Ça me dérange aussi parce que c'est exactement le genre de move qui perpétue l'idée judéo-chrétienne que les artisans de la musique n'ont pas des vraies jobs, qu'on ne devrait pas se plaindre parce qu'on a du fun, que c'est un privilège de faire ce qu'on fait et non un métier, et que c'est correct de faire voyager un band 800 km aller-retour (le Québec, c'est grand) pour se faire payer en alcool et en visibilité, alors que tout ce que ça fait vraiment c'est de nous mettre l'étiquette «Cheap labour» dans le front, en plus de diminuer aux yeux de tous la valeur que peut avoir la musique.
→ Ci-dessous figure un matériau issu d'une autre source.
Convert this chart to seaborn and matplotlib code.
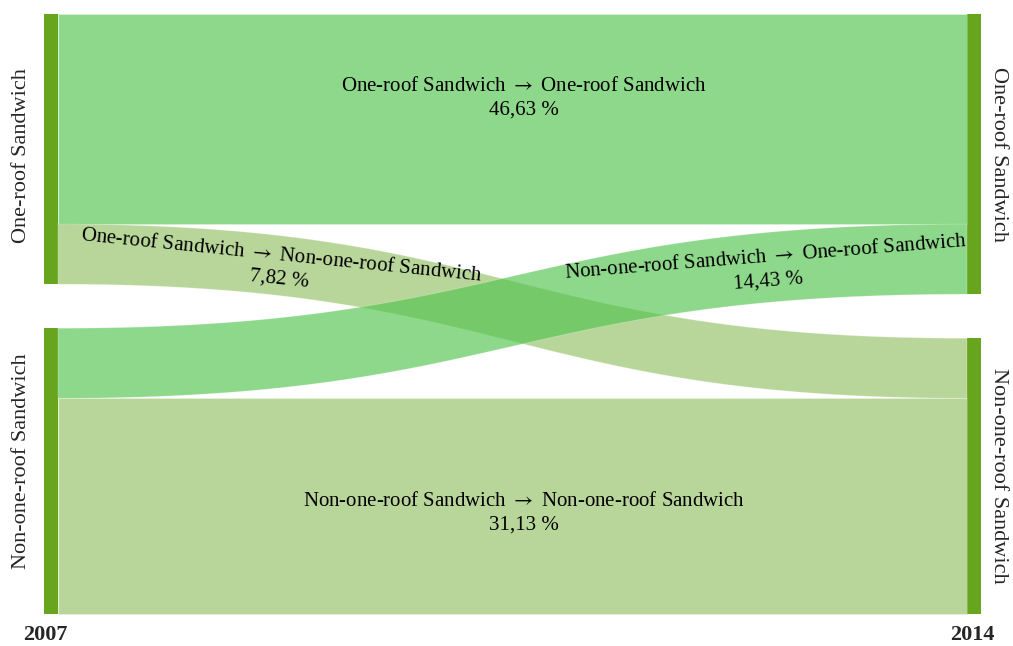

En passant Annie, si je peux m'adresser à toi, s'il te plaît, ne viens pas dire que tu sensibilises les gens à la valeur de la musique. C'est correct d'avoir besoin d'argent, c'est correct d'oser le demander, mais là, ne pousse pas trop loin.

C'est pas tous les albums qui «valent» 60 000$. Et dans ceux qui en valent 5000 $, il y en a aussi de très, très bons.

Sur ce, je vous laisse, parce que vous comprendrez que, en tant que nouvelle chanteuse, je suis très occupée à crier au scandale.